What is being asked: Reproduce each line of the material precisely.

--*--

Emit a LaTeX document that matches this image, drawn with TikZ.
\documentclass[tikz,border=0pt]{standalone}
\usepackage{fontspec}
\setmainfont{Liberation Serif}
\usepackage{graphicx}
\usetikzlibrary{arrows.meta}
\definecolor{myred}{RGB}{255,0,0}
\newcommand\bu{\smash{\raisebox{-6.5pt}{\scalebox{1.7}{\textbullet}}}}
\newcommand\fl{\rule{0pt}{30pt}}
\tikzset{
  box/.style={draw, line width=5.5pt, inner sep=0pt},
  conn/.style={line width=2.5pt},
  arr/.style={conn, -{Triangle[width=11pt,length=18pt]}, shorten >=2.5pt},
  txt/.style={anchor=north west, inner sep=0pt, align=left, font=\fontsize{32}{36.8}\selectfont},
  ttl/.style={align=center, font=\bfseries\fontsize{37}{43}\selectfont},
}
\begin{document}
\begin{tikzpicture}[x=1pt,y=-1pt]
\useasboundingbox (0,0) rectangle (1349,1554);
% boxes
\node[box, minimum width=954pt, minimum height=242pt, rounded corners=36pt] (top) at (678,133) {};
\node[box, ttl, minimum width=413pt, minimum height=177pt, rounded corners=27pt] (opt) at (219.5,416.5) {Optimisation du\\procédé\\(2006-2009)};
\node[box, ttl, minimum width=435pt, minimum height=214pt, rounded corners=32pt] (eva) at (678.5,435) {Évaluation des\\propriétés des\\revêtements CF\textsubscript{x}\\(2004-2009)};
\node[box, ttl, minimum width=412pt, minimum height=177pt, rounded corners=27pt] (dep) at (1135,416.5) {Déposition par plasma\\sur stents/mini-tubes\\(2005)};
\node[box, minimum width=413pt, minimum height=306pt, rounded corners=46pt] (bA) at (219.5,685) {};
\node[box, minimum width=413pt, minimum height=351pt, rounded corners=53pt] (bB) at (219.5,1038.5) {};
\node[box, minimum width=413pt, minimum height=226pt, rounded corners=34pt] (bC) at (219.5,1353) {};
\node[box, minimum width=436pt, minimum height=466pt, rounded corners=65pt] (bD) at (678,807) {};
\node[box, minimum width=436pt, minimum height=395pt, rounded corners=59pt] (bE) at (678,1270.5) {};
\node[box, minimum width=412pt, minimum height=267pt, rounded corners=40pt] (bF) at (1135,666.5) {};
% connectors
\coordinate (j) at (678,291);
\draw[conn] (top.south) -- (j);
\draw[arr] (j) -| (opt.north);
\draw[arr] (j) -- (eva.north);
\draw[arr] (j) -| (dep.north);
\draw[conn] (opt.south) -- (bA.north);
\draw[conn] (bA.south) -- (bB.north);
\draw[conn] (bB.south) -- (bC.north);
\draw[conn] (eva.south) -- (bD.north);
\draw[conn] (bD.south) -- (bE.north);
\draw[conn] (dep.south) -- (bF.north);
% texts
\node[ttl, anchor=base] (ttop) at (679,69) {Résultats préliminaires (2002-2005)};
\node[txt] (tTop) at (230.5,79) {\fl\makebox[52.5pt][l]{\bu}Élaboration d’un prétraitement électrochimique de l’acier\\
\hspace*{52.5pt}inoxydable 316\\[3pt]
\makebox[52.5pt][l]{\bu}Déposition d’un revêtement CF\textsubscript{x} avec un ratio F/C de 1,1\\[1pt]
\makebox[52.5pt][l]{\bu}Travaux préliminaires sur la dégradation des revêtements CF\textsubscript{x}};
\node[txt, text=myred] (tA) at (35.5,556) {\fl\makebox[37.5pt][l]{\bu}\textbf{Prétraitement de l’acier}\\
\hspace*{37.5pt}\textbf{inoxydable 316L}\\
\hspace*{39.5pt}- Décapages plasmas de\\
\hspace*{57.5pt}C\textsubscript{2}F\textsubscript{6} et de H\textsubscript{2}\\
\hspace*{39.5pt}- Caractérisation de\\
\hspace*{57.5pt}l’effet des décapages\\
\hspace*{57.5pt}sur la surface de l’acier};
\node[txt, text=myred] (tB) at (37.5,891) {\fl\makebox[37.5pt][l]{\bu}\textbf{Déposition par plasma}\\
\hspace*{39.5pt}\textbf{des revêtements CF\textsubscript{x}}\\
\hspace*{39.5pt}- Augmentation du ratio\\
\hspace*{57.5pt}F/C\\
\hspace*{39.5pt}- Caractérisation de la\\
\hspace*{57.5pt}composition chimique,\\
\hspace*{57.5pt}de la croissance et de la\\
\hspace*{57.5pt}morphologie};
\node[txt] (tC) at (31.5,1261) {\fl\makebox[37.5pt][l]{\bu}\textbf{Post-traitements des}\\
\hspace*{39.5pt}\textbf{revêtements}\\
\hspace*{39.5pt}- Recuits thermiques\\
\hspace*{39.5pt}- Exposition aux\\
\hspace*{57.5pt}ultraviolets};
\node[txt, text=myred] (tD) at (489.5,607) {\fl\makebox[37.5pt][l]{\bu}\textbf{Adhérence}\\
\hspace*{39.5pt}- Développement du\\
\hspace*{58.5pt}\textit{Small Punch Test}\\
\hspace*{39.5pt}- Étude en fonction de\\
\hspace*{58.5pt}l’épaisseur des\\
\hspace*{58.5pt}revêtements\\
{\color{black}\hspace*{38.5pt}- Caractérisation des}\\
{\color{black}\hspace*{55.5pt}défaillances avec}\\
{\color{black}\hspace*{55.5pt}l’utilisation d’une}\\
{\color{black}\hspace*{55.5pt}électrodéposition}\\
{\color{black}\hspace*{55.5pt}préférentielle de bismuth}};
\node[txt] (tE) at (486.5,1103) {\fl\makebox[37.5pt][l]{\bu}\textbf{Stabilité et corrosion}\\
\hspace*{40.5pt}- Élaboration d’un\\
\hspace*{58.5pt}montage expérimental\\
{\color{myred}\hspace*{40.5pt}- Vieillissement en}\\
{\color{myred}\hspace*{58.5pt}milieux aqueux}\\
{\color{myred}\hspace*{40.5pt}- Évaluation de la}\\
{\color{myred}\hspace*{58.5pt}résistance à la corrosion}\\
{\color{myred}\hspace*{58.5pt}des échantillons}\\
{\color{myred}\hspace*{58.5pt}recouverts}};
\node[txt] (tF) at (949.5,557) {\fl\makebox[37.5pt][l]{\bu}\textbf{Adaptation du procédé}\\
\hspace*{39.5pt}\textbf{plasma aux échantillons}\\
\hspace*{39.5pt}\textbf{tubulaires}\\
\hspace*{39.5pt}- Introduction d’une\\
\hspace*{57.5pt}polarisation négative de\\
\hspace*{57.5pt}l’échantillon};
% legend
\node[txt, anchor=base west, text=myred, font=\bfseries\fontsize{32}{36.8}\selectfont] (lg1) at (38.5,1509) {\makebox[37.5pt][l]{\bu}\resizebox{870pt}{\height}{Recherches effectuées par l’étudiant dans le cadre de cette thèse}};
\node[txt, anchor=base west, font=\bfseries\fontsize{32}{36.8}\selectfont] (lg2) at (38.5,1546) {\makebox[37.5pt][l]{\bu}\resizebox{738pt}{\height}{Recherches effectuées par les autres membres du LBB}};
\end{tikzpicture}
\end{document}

--*--

Answer to this task:
Emit a LaTeX document that matches this image, drawn with TikZ.
\documentclass[tikz,border=0pt]{standalone}
\usepackage{fontspec}
\setmainfont{Liberation Serif}
\usepackage{graphicx}
\usetikzlibrary{arrows.meta}
\definecolor{myred}{RGB}{255,0,0}
\newcommand\bu{\smash{\raisebox{-6.5pt}{\scalebox{1.7}{\textbullet}}}}
\newcommand\fl{\rule{0pt}{30pt}}
\tikzset{
  box/.style={draw, line width=5.5pt, inner sep=0pt},
  conn/.style={line width=2.5pt},
  arr/.style={conn, -{Triangle[width=11pt,length=18pt]}, shorten >=2.5pt},
  txt/.style={anchor=north west, inner sep=0pt, align=left, font=\fontsize{32}{36.8}\selectfont},
  ttl/.style={align=center, font=\bfseries\fontsize{37}{43}\selectfont},
}
\begin{document}
\begin{tikzpicture}[x=1pt,y=-1pt]
\useasboundingbox (0,0) rectangle (1349,1554);
% boxes
\node[box, minimum width=954pt, minimum height=242pt, rounded corners=36pt] (top) at (678,133) {};
\node[box, ttl, minimum width=413pt, minimum height=177pt, rounded corners=27pt] (opt) at (219.5,416.5) {Optimisation du\\procédé\\(2006-2009)};
\node[box, ttl, minimum width=435pt, minimum height=214pt, rounded corners=32pt] (eva) at (678.5,435) {Évaluation des\\propriétés des\\revêtements CF\textsubscript{x}\\(2004-2009)};
\node[box, ttl, minimum width=412pt, minimum height=177pt, rounded corners=27pt] (dep) at (1135,416.5) {Déposition par plasma\\sur stents/mini-tubes\\(2005)};
\node[box, minimum width=413pt, minimum height=306pt, rounded corners=46pt] (bA) at (219.5,685) {};
\node[box, minimum width=413pt, minimum height=351pt, rounded corners=53pt] (bB) at (219.5,1038.5) {};
\node[box, minimum width=413pt, minimum height=226pt, rounded corners=34pt] (bC) at (219.5,1353) {};
\node[box, minimum width=436pt, minimum height=466pt, rounded corners=65pt] (bD) at (678,807) {};
\node[box, minimum width=436pt, minimum height=395pt, rounded corners=59pt] (bE) at (678,1270.5) {};
\node[box, minimum width=412pt, minimum height=267pt, rounded corners=40pt] (bF) at (1135,666.5) {};
% connectors
\coordinate (j) at (678,291);
\draw[conn] (top.south) -- (j);
\draw[arr] (j) -| (opt.north);
\draw[arr] (j) -- (eva.north);
\draw[arr] (j) -| (dep.north);
\draw[conn] (opt.south) -- (bA.north);
\draw[conn] (bA.south) -- (bB.north);
\draw[conn] (bB.south) -- (bC.north);
\draw[conn] (eva.south) -- (bD.north);
\draw[conn] (bD.south) -- (bE.north);
\draw[conn] (dep.south) -- (bF.north);
% texts
\node[ttl, anchor=base] (ttop) at (679,69) {Résultats préliminaires (2002-2005)};
\node[txt] (tTop) at (230.5,79) {\fl\makebox[52.5pt][l]{\bu}Élaboration d’un prétraitement électrochimique de l’acier\\
\hspace*{52.5pt}inoxydable 316\\[3pt]
\makebox[52.5pt][l]{\bu}Déposition d’un revêtement CF\textsubscript{x} avec un ratio F/C de 1,1\\[1pt]
\makebox[52.5pt][l]{\bu}Travaux préliminaires sur la dégradation des revêtements CF\textsubscript{x}};
\node[txt, text=myred] (tA) at (35.5,556) {\fl\makebox[37.5pt][l]{\bu}\textbf{Prétraitement de l’acier}\\
\hspace*{37.5pt}\textbf{inoxydable 316L}\\
\hspace*{39.5pt}- Décapages plasmas de\\
\hspace*{57.5pt}C\textsubscript{2}F\textsubscript{6} et de H\textsubscript{2}\\
\hspace*{39.5pt}- Caractérisation de\\
\hspace*{57.5pt}l’effet des décapages\\
\hspace*{57.5pt}sur la surface de l’acier};
\node[txt, text=myred] (tB) at (37.5,891) {\fl\makebox[37.5pt][l]{\bu}\textbf{Déposition par plasma}\\
\hspace*{39.5pt}\textbf{des revêtements CF\textsubscript{x}}\\
\hspace*{39.5pt}- Augmentation du ratio\\
\hspace*{57.5pt}F/C\\
\hspace*{39.5pt}- Caractérisation de la\\
\hspace*{57.5pt}composition chimique,\\
\hspace*{57.5pt}de la croissance et de la\\
\hspace*{57.5pt}morphologie};
\node[txt] (tC) at (31.5,1261) {\fl\makebox[37.5pt][l]{\bu}\textbf{Post-traitements des}\\
\hspace*{39.5pt}\textbf{revêtements}\\
\hspace*{39.5pt}- Recuits thermiques\\
\hspace*{39.5pt}- Exposition aux\\
\hspace*{57.5pt}ultraviolets};
\node[txt, text=myred] (tD) at (489.5,607) {\fl\makebox[37.5pt][l]{\bu}\textbf{Adhérence}\\
\hspace*{39.5pt}- Développement du\\
\hspace*{58.5pt}\textit{Small Punch Test}\\
\hspace*{39.5pt}- Étude en fonction de\\
\hspace*{58.5pt}l’épaisseur des\\
\hspace*{58.5pt}revêtements\\
{\color{black}\hspace*{38.5pt}- Caractérisation des}\\
{\color{black}\hspace*{55.5pt}défaillances avec}\\
{\color{black}\hspace*{55.5pt}l’utilisation d’une}\\
{\color{black}\hspace*{55.5pt}électrodéposition}\\
{\color{black}\hspace*{55.5pt}préférentielle de bismuth}};
\node[txt] (tE) at (486.5,1103) {\fl\makebox[37.5pt][l]{\bu}\textbf{Stabilité et corrosion}\\
\hspace*{40.5pt}- Élaboration d’un\\
\hspace*{58.5pt}montage expérimental\\
{\color{myred}\hspace*{40.5pt}- Vieillissement en}\\
{\color{myred}\hspace*{58.5pt}milieux aqueux}\\
{\color{myred}\hspace*{40.5pt}- Évaluation de la}\\
{\color{myred}\hspace*{58.5pt}résistance à la corrosion}\\
{\color{myred}\hspace*{58.5pt}des échantillons}\\
{\color{myred}\hspace*{58.5pt}recouverts}};
\node[txt] (tF) at (949.5,557) {\fl\makebox[37.5pt][l]{\bu}\textbf{Adaptation du procédé}\\
\hspace*{39.5pt}\textbf{plasma aux échantillons}\\
\hspace*{39.5pt}\textbf{tubulaires}\\
\hspace*{39.5pt}- Introduction d’une\\
\hspace*{57.5pt}polarisation négative de\\
\hspace*{57.5pt}l’échantillon};
% legend
\node[txt, anchor=base west, text=myred, font=\bfseries\fontsize{32}{36.8}\selectfont] (lg1) at (38.5,1509) {\makebox[37.5pt][l]{\bu}\resizebox{870pt}{\height}{Recherches effectuées par l’étudiant dans le cadre de cette thèse}};
\node[txt, anchor=base west, font=\bfseries\fontsize{32}{36.8}\selectfont] (lg2) at (38.5,1546) {\makebox[37.5pt][l]{\bu}\resizebox{738pt}{\height}{Recherches effectuées par les autres membres du LBB}};
\end{tikzpicture}
\end{document}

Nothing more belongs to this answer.